При таком, по-видимому, страстном усердии к господам Илья Мосеич в то же время не любил их и нисколько уж не уважал, считая себя безусловно умнее их, даже образованнее, так как они хоть и грамоте поучены, но читают в книгах все пустяки, а он читал все книги умные, как, например: о лечении домашних животных купоросом, об уходе за пчелами, о разведении свекловицы. Вступая в разговор с каким-нибудь барином или священником, он никогда почти не говорил прямо, а по большей части рассказывал при этом случае какой-нибудь анекдот или давно случившееся происшествие, из которого уже и выводил, что было ему нужно. Своего брата он тоже больше презирал и не чужд был посудить о нем, и тоже больше все притчей.
– Фомкино у нас выгорело, – говорил я, едва поспевая за ним идти.
– Д-да, Фомкино выгорело, Бычиха горела, Климцово… Солдатово… и много и долго еще будут гореть русские деревеньки, – произнес Илья Мосеич каким-то пророческим тоном.
После того мы все поле прошли с ним молча.
– Прежде народ лучше был… умнее… мудрецов много было!.. – заговорил он, снова обращая ко мне свое вопросительное лицо.
– Какие же? – сказал я.
– Да вот был царь Соломон, – отвечал он, как бы открывая мне новую Америку, – раз приходят к нему две женщины, две бабы дуры! (Мосеич, не совсем счастливый в семейной жизни и более преданный любви к природе, постоянно отзывался о женщинах с не совсем выгодной для них стороны). Одна из них, по нечаянности, ребенка своего ночью и заспала, а как дело пришло к утру, – мать и чужая про живого ребенка говорят: «Это мой ребенок». Царь Соломон берет сейчас свой меч: «Хорошо, – говорит, – коли так, я разрублю вам его надвое…» Мать-то настоящая сейчас и откликнулась. «Ай нет, нет! – говорит. – Это ее ребенок.» – «Нет, – говорит ей царь Соломон, – он твой: ты его жизнь пощадила…» Ей сейчас отдает младенца, а другую велел посадить в острог и на поселенье… Ну, так ведь тоже не все господа цари Соломоны! – заключил вдруг старик и внушительно качнул мне головой.

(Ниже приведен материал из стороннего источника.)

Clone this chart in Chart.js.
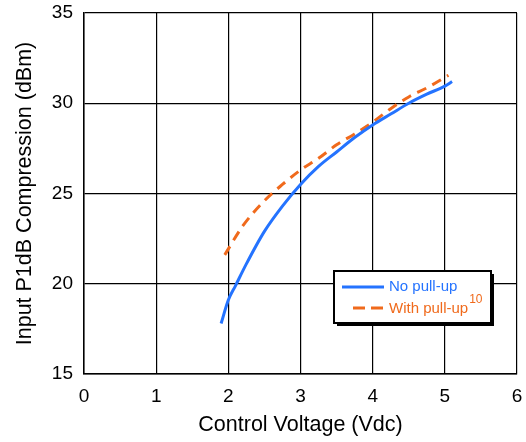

Попавшийся на пути нам сосняк переменил течение его мыслей.
– Забежать тут надо, отварушечек для папеньки к ужину набрать! – проговорил он и скрылся от меня.

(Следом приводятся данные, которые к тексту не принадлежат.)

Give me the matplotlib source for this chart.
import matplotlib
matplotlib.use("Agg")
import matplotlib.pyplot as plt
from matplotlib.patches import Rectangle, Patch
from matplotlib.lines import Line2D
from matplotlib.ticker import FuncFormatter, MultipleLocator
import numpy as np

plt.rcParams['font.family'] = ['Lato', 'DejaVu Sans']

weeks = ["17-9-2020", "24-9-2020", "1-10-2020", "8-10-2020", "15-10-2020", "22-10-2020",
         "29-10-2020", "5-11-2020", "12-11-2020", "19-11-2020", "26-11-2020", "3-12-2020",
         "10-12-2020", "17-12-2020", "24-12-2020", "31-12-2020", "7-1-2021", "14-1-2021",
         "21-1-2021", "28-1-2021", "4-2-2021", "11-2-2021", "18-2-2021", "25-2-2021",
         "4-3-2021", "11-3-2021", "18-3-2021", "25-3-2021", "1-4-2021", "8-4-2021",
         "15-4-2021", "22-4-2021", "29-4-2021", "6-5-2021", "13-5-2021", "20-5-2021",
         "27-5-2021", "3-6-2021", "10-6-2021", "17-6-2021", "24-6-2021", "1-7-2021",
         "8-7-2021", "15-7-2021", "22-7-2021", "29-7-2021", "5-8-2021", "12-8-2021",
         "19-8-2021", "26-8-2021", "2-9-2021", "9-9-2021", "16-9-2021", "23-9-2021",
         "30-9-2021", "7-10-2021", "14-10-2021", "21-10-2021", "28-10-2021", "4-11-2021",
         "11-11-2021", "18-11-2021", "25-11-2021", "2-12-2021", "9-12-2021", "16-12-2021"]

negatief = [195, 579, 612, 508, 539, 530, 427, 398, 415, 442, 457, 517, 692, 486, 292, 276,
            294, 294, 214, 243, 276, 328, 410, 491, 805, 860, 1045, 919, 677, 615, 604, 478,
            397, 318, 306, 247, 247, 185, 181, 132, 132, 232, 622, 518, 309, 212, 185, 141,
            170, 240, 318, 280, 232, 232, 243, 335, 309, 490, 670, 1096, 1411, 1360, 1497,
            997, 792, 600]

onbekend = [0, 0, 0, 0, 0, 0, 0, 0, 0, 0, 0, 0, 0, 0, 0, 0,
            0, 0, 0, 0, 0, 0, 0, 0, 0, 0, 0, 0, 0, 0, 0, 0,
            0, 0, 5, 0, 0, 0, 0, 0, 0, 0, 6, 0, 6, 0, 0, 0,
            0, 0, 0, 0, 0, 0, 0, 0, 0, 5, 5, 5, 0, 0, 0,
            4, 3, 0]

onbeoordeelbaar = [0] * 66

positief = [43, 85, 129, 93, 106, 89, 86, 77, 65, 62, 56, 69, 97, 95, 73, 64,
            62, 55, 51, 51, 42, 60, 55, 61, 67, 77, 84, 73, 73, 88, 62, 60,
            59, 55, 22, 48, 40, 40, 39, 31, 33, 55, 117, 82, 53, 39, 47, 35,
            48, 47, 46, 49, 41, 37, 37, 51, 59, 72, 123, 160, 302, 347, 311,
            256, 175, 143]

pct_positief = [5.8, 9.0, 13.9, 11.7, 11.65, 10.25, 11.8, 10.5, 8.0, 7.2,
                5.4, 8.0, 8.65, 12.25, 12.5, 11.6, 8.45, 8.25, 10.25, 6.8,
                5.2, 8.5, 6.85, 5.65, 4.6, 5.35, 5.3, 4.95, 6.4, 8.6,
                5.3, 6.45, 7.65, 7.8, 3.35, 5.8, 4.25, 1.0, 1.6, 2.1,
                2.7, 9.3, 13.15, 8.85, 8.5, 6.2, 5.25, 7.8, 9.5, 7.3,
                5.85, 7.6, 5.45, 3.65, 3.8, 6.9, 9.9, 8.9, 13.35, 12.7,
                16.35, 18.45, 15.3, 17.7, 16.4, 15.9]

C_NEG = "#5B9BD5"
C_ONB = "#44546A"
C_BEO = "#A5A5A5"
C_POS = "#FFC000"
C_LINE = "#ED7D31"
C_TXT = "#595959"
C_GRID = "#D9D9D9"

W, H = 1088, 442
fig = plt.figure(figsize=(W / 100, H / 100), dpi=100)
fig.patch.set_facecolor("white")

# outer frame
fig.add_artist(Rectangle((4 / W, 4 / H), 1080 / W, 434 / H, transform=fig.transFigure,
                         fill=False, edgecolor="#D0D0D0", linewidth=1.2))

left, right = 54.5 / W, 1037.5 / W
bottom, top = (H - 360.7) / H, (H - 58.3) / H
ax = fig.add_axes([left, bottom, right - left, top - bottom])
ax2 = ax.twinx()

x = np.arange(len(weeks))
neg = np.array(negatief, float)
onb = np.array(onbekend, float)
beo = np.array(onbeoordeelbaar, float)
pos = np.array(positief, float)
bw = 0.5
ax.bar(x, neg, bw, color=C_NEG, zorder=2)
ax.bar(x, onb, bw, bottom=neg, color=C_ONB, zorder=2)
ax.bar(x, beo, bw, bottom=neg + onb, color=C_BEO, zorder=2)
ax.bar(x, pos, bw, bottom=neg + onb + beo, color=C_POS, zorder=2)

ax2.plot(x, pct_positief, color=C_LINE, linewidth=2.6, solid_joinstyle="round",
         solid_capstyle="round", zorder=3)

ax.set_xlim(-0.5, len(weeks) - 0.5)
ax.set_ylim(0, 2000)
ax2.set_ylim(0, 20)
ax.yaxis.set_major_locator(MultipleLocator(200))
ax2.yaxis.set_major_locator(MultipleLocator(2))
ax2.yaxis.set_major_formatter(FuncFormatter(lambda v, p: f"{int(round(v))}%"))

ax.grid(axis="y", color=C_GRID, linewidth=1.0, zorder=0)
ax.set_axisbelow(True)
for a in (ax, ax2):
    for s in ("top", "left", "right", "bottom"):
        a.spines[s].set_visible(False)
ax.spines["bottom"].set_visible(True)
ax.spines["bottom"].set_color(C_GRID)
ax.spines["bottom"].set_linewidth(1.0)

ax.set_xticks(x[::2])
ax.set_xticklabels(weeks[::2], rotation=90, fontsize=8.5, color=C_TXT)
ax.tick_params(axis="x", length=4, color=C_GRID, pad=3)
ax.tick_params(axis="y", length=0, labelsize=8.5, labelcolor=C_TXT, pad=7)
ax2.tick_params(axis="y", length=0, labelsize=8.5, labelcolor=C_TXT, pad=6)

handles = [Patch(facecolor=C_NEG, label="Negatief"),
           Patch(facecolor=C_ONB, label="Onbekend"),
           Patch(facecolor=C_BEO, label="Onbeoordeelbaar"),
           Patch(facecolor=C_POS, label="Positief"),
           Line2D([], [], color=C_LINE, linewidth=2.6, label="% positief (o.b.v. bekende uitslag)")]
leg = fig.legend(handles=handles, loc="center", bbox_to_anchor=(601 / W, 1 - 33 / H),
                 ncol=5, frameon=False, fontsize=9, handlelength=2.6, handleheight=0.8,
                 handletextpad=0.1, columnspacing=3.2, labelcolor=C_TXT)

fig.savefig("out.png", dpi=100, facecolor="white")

Я пошел по закраине леса. Мосеич пропал надолго: он забрался, вероятно, в самую глушь; каждая благушка, каждая спорхнувшая птичка обыкновенно занимали его внимание. Я начал, наконец, аукаться и выкликать его и только уж через полчаса сошелся с ним на небольшой открытой поляне. У него была почти полна корзинка грибов, а я всего нашел три или четыре гриба.
– Только-то? Мало же, – сказал он, кидая их с пренебрежением в свое лукошко, – кабы вы не барчик были, а дворовой мальчишка, вас бы за это наказали… и больно… да еще сказали бы, что вы где-нибудь в поле, под кустом, припрягали для батьки и матки.